You might even find comfort in online communities or podcasts where others are walking through similar terrain.And if you don’t feel like you have anyone safe to turn to? You’re not broken. You’re just between chapters. This is a powerful time to start becoming the best kind of safe place you can return to.

You don’t need a crowd. You need one or two steady hands. Choose those people wisely, and let them love you through the dark. That, too, is resilience, knowing when to ask for help and who to ask it from.

Reclaim Your Identity (One Small Choice at a Time)

When a relationship ends, it’s not just the “we” that disappears. It’s the “me” that gets blurry too. In many relationships we become part of us instead of being the brilliant me who got into the relationship. Who are you now, without the shared routines, the mutual friends, the labels: partner, spouse, their person? It can feel disorienting, like you’re standing in front of a cracked mirror, trying to piece together a self you barely recognize, wishing for a better yesterday. But here’s where resilience begins to bloom.

You don’t have to reinvent yourself overnight.
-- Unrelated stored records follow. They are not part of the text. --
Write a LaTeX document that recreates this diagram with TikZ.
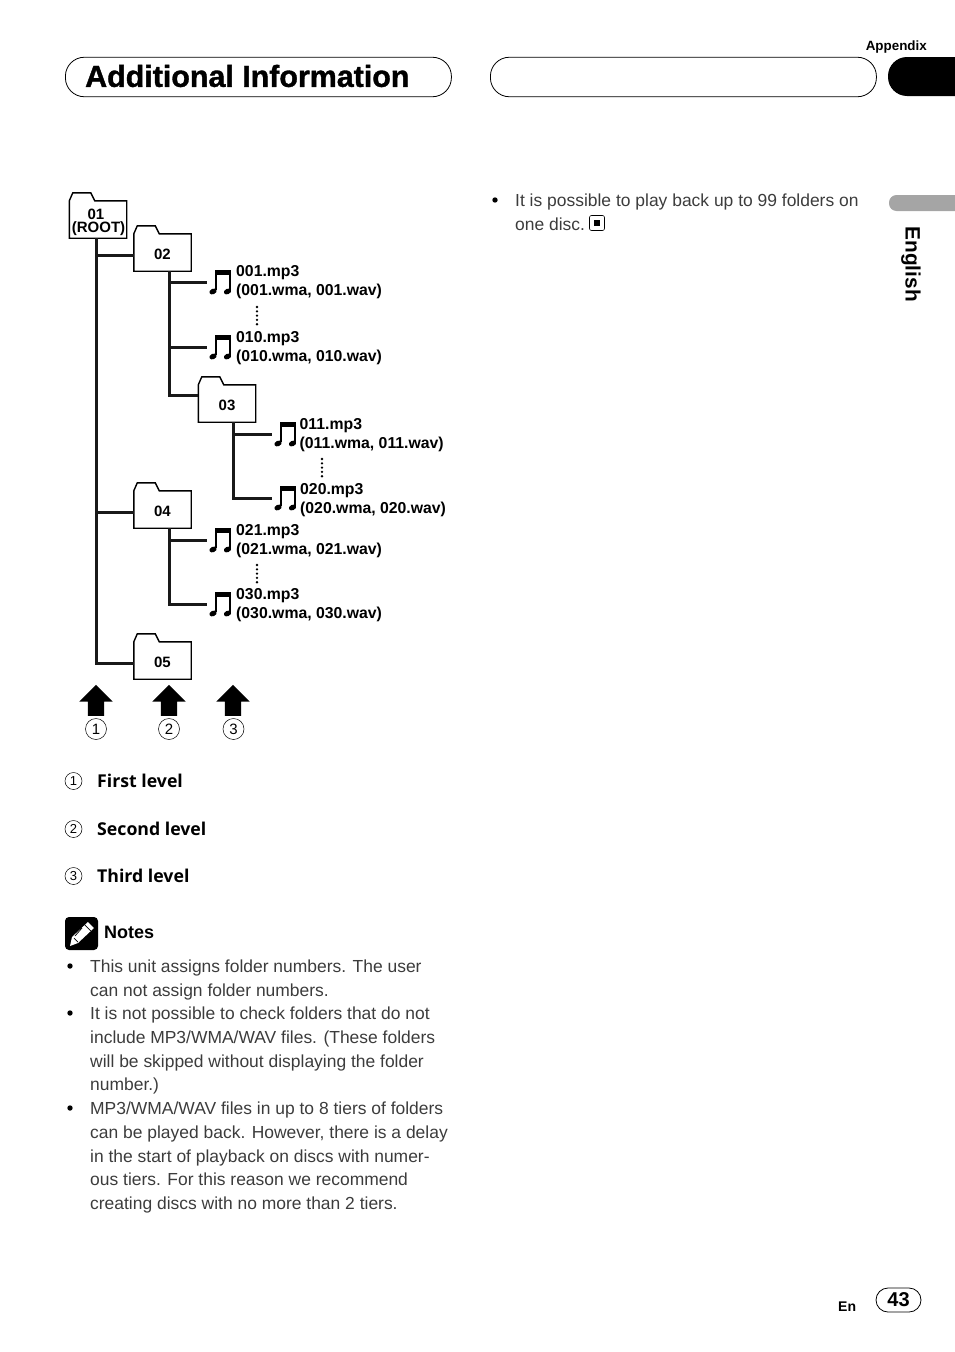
\documentclass[tikz,border=0pt]{standalone}
\usepackage{fontspec}
\setmainfont{Liberation Sans}
\newfontfamily\titlefont[BoldFeatures={FakeBold=1.2}]{Liberation Sans}
\newfontfamily\levelfont{Open Sans}
\usetikzlibrary{shapes.geometric, shapes.arrows, positioning, calc}
\definecolor{bodygray}{RGB}{60,60,60}
\definecolor{tabgray}{RGB}{165,165,165}

% folder: name, x, y, label
\newcommand{\folderbox}[4]{
  \node[folderbody] (#1) at (#2,#3) {};
  \draw[folderline] (#1.north west) -- ++(3.5,-8) -- ++(18,0) -- ++(4,8) -- (#1.north east) -- (#1.south east) -- (#1.south west) -- cycle;
  \node[folderlabel] (#1label) at ([yshift=-1.5pt]#1.center) {#4};
}
% music note: name, x, y
\newcommand{\musicnote}[3]{
  \node[noteslot] (#1) at (#2,#3) {};
  \fill[black] (#2-6,#3-12) rectangle (#2+10,#3-7);
  \fill[black] (#2-6,#3-12) rectangle (#2-4,#3+8);
  \fill[black] (#2+8,#3-12) rectangle (#2+10,#3+8);
  \fill[black, rotate around={25:(#2-8,#3+9.5)}] (#2-8,#3+9.5) ellipse (3.8 and 2.7);
  \fill[black, rotate around={25:(#2+6.5,#3+9.5)}] (#2+6.5,#3+9.5) ellipse (3.8 and 2.7);
}
% vertical dots between file names: x, top y
\newcommand{\filedots}[2]{
  \foreach \dd in {0,4.3,8.6,12.9,17.2} {
    \fill[black] (#1,#2+\dd) circle (1.3);
  }
}

\begin{document}
\begin{tikzpicture}[
    x=1pt, y=-1pt,
    capsule/.style={rectangle, draw=black, line width=0.8pt, rounded corners=19pt, minimum width=386pt, minimum height=39.5pt, inner sep=0pt},
    folderbody/.style={rectangle, minimum width=57pt, minimum height=37pt, inner sep=0pt},
    folderlabel/.style={inner sep=0pt, font=\fontsize{15}{13}\selectfont\bfseries, align=center},
    folderline/.style={draw=black, line width=1.4pt, line join=miter},
    noteslot/.style={rectangle, minimum width=28pt, minimum height=26pt, inner sep=0pt},
    filename/.style={anchor=west, inner sep=0pt, align=left, font=\fontsize{15.8}{19}\selectfont\bfseries},
    tree/.style={draw=black!90, line width=3pt},
    levelarrow/.style={single arrow, fill=black, shape border rotate=90, minimum width=33pt, minimum height=31pt, inner sep=8pt, single arrow head extend=8.5pt},
    bigcircle/.style={circle, draw=black, line width=0.5pt, minimum size=21pt, inner sep=0pt, font=\fontsize{15}{15}\selectfont},
    smallcircle/.style={circle, draw=black, line width=0.5pt, minimum size=17pt, inner sep=0pt, font=\fontsize{13}{13}\selectfont},
    leveltext/.style={anchor=west, inner sep=0pt, font=\levelfont\fontsize{17.7}{20}\selectfont\bfseries},
    bodytext/.style={anchor=north west, inner sep=0pt, align=left, text=bodygray, font=\fontsize{17.45}{23.75}\selectfont}
]
\useasboundingbox (0,0) rectangle (954,1352);

% Header
\node[capsule, anchor=west] (titlebox) at (65,77) {};
\node[capsule, anchor=west] (blankbox) at (490,77) {};
\node[anchor=west, inner sep=0pt, font=\titlefont\fontsize{30.4}{30}\selectfont\bfseries] (title) at (85,76) {Additional Information};
\node[anchor=east, inner sep=0pt, font=\fontsize{13.4}{13}\selectfont\bfseries] (appendix) at (927,47) {Appendix};
\fill[black, rounded corners=19pt] (888,57) -- (888,96) -- (975,96) -- (975,57) -- cycle;

% Side tab
\fill[tabgray, rounded corners=7.5pt] (889,195) -- (889,211) -- (975,211) -- (975,195) -- cycle;
\node[rotate=-90, inner sep=0pt, font=\fontsize{20.8}{20}\selectfont\bfseries] (english) at (911,264.2) {English};

% Folders
\folderbox{f01}{98}{219.5}{\rule{0pt}{14pt}\hspace*{-4pt}01\\\hspace*{1pt}(ROOT)}
\folderbox{f02}{162.5}{252.5}{02}
\folderbox{f03}{227}{403.5}{03}
\folderbox{f04}{162.5}{509.5}{04}
\folderbox{f05}{162.5}{660.5}{05}

% Files
\musicnote{n001}{221}{282}
\musicnote{n010}{221}{347}
\musicnote{n011}{286}{434}
\musicnote{n020}{286}{498}
\musicnote{n021}{221}{540}
\musicnote{n030}{221}{604}
\node[filename] (t001) at (236,282) {001.mp3\\(001.wma, 001.wav)};
\node[filename] (t010) at (236,348) {010.mp3\\(010.wma, 010.wav)};
\node[filename] (t011) at (299.5,435) {011.mp3\\(011.wma, 011.wav)};
\node[filename] (t020) at (300,500) {020.mp3\\(020.wma, 020.wav)};
\node[filename] (t021) at (236,541) {021.mp3\\(021.wma, 021.wav)};
\node[filename] (t030) at (236,605) {030.mp3\\(030.wma, 030.wav)};
\filedots{257}{307}
\filedots{322}{459}
\filedots{257}{565}

% Tree lines
\coordinate (r01) at (96,238);
\coordinate (r02) at (169,271);
\coordinate (r03) at (233,422);
\coordinate (r04) at (169,528);
\draw[tree] (r01) |- ([yshift=-2.5pt]f05.west);
\draw[tree] ([yshift=-2.5pt]r01 |- f02.west) -- ([yshift=-2.5pt]f02.west);
\draw[tree] ([yshift=-2.5pt]r01 |- f04.west) -- ([yshift=-2.5pt]f04.west);
\draw[tree] (r02) |- ([yshift=8pt]f03.west);
\draw[tree] (r02 |- n001.west) -- (n001.west);
\draw[tree] (r02 |- n010.west) -- (n010.west);
\draw[tree] (r03) |- (n020.west);
\draw[tree] (r03 |- n011.west) -- (n011.west);
\draw[tree] (r04) |- (n030.west);
\draw[tree] (r04 |- n021.west) -- (n021.west);

% Level arrows
\node[levelarrow] (a1) at (96,704.5) {};
\node[levelarrow] (a2) at (169,704.5) {};
\node[levelarrow] (a3) at (233,704.5) {};
\node[bigcircle] (c1) at (96,729) {1};
\node[bigcircle] (c2) at (169,729) {2};
\node[bigcircle] (c3) at (233.5,729) {3};

% Level legend
\node[smallcircle] (k1) at (73.5,781) {1};
\node[smallcircle] (k2) at (73.5,829) {2};
\node[smallcircle] (k3) at (73.5,876) {3};
\node[leveltext] (l1) at (97,781) {First level};
\node[leveltext] (l2) at (97,829) {Second level};
\node[leveltext] (l3) at (97,876) {Third level};

% Notes
\fill[black, rounded corners=4pt] (65,917) rectangle (98,950);
\fill[white] (88,922) -- (94,928) -- (78,943) -- (70,946) -- (72,937) -- cycle;
\draw[black, line width=0.7pt] (85,925) -- (91,931) (74,938) -- (78,942) (82,928) -- (75,936);
\node[anchor=west, inner sep=0pt, font=\fontsize{18}{20}\selectfont\bfseries] (notes) at (104,932) {Notes};
\node[bodytext] (b1) at (90,959.7) {This unit assigns folder numbers. The user\\can not assign folder numbers.};
\node[bodytext] (b2) at (90,1006.7) {It is not possible to check folders that do not\\include MP3/WMA/WAV files. (These folders\\will be skipped without displaying the folder\\number.)};
\node[bodytext] (b3) at (90,1101.7) {MP3/WMA/WAV files in up to 8 tiers of folders\\can be played back. However, there is a delay\\in the start of playback on discs with numer-\\ous tiers. For this reason we recommend\\creating discs with no more than 2 tiers.};
\fill[black] (70,966) circle (2.7);
\fill[black] (70,1013) circle (2.7);
\fill[black] (70,1108) circle (2.7);

% Right column
\node[bodytext] (b4) at (515,193.5) {It is possible to play back up to 99 folders on\\one disc.};
\fill[black] (495,200) circle (2.7);
\node[draw=black, line width=0.6pt, rounded corners=2pt, minimum size=15pt, inner sep=0pt] (endbox) at (597,223) {};
\node[fill=black, minimum size=6.5pt, inner sep=0pt] (endmark) at (endbox.center) {};

% Page number
\node[anchor=west, inner sep=0pt, font=\fontsize{14}{14}\selectfont\bfseries] (lang) at (838,1307) {En};
\node[draw=black, line width=0.8pt, rounded corners=12pt, minimum width=45pt, minimum height=24pt, inner sep=0pt, font=\fontsize{20}{20}\selectfont\bfseries] (page) at (898.5,1300) {43};

\end{tikzpicture}
\end{document}
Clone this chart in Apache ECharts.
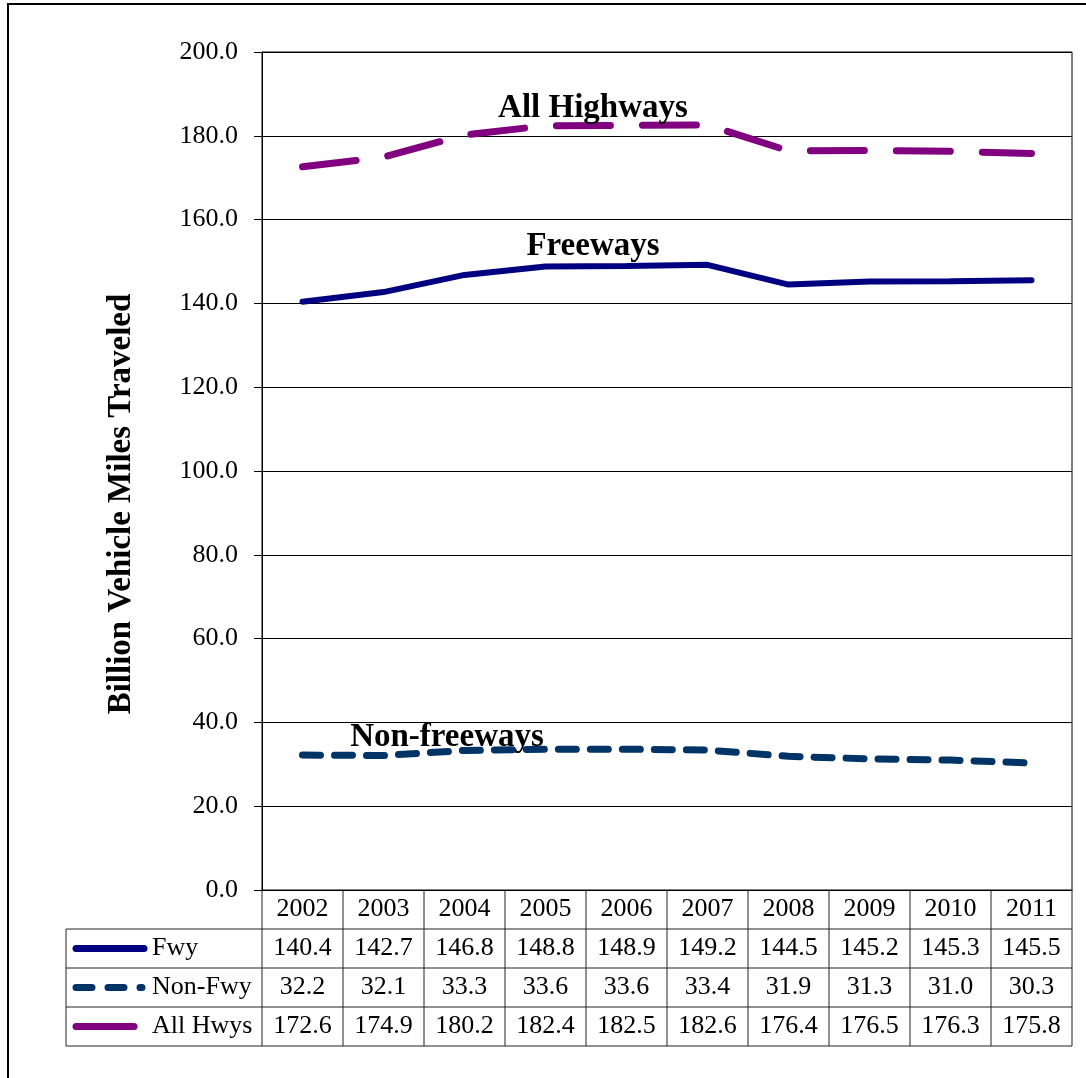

You don’t have to have it all figured out. You just have to start choosing you again, in tiny, intentional ways.

• Wear the clothes they didn’t like.

• Blast music you love and sing off-key.

• Take the class you kept putting off.

• Cook the weird recipe no one else in the house would eat.

• Say yes to something new.

• Say no to what drains you.

Every choice is a peace of a puzzle that becomes a whole you in the end. This is your time to get curious. To notice what lights you up, what feels like home in your body, what kind of life you want to build now; not based on compromise or expectation, but on your soul’s whisper.

It’s not about becoming someone new. It’s about remembering the parts of you that got quiet and letting them rise again. You’re not starting from scratch. You’re starting from truth.

And that’s where the strongest version of you lives.